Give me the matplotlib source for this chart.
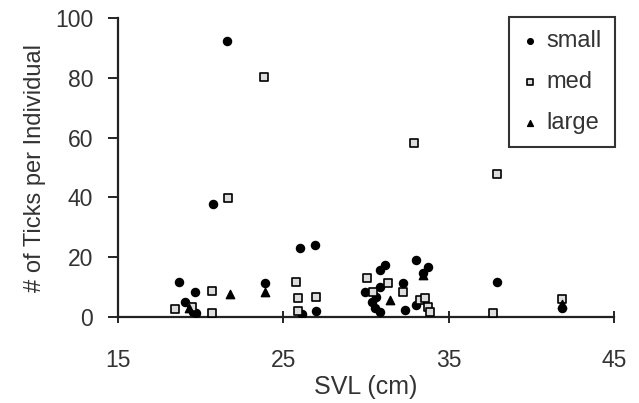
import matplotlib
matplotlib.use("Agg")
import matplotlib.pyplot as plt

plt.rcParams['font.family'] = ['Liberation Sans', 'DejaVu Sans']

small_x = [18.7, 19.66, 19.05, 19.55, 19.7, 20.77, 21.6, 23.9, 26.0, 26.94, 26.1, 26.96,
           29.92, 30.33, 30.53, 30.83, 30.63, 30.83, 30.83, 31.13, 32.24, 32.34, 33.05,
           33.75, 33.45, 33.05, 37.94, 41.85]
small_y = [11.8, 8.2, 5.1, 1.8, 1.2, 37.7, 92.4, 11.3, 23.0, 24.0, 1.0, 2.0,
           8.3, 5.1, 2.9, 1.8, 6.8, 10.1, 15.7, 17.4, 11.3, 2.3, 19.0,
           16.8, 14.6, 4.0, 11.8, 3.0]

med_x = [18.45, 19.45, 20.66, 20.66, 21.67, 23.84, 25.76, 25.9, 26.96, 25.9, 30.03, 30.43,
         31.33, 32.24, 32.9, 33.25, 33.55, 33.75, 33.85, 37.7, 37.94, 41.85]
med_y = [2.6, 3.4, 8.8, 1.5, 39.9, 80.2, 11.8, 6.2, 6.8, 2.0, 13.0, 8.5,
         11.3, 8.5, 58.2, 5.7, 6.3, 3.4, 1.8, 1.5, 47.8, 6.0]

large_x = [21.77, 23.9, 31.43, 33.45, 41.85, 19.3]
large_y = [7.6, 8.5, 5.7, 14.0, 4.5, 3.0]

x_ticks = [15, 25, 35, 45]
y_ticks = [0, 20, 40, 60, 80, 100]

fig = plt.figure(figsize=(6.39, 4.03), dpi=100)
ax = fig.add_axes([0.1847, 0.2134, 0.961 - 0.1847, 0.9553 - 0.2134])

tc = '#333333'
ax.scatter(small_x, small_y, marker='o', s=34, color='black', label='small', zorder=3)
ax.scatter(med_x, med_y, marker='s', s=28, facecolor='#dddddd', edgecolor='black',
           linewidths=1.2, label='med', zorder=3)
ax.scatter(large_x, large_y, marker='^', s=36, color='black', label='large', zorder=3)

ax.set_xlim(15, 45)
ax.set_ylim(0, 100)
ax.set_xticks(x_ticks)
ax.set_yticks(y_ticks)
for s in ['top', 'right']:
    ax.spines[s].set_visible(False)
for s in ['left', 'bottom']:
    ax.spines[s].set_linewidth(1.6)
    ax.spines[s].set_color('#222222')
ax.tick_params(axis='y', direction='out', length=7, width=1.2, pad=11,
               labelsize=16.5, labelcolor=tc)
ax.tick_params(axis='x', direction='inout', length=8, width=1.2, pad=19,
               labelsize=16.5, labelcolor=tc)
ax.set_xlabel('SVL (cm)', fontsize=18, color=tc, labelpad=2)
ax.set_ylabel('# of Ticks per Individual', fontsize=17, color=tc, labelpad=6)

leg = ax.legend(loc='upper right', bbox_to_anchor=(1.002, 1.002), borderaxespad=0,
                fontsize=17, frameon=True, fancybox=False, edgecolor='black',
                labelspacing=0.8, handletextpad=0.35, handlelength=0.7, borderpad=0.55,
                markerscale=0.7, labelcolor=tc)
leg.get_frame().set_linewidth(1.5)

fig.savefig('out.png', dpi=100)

------------------------------------------------------------

## Your instructions
Repeat, with no pictures, each line from the beginning of the data through the line containing "color='black', label='large', zorder=3)", inclusive.

## Response to the task
Give me the matplotlib source for this chart.
import matplotlib
matplotlib.use("Agg")
import matplotlib.pyplot as plt

plt.rcParams['font.family'] = ['Liberation Sans', 'DejaVu Sans']

small_x = [18.7, 19.66, 19.05, 19.55, 19.7, 20.77, 21.6, 23.9, 26.0, 26.94, 26.1, 26.96,
           29.92, 30.33, 30.53, 30.83, 30.63, 30.83, 30.83, 31.13, 32.24, 32.34, 33.05,
           33.75, 33.45, 33.05, 37.94, 41.85]
small_y = [11.8, 8.2, 5.1, 1.8, 1.2, 37.7, 92.4, 11.3, 23.0, 24.0, 1.0, 2.0,
           8.3, 5.1, 2.9, 1.8, 6.8, 10.1, 15.7, 17.4, 11.3, 2.3, 19.0,
           16.8, 14.6, 4.0, 11.8, 3.0]

med_x = [18.45, 19.45, 20.66, 20.66, 21.67, 23.84, 25.76, 25.9, 26.96, 25.9, 30.03, 30.43,
         31.33, 32.24, 32.9, 33.25, 33.55, 33.75, 33.85, 37.7, 37.94, 41.85]
med_y = [2.6, 3.4, 8.8, 1.5, 39.9, 80.2, 11.8, 6.2, 6.8, 2.0, 13.0, 8.5,
         11.3, 8.5, 58.2, 5.7, 6.3, 3.4, 1.8, 1.5, 47.8, 6.0]

large_x = [21.77, 23.9, 31.43, 33.45, 41.85, 19.3]
large_y = [7.6, 8.5, 5.7, 14.0, 4.5, 3.0]

x_ticks = [15, 25, 35, 45]
y_ticks = [0, 20, 40, 60, 80, 100]

fig = plt.figure(figsize=(6.39, 4.03), dpi=100)
ax = fig.add_axes([0.1847, 0.2134, 0.961 - 0.1847, 0.9553 - 0.2134])

tc = '#333333'
ax.scatter(small_x, small_y, marker='o', s=34, color='black', label='small', zorder=3)
ax.scatter(med_x, med_y, marker='s', s=28, facecolor='#dddddd', edgecolor='black',
           linewidths=1.2, label='med', zorder=3)
ax.scatter(large_x, large_y, marker='^', s=36, color='black', label='large', zorder=3)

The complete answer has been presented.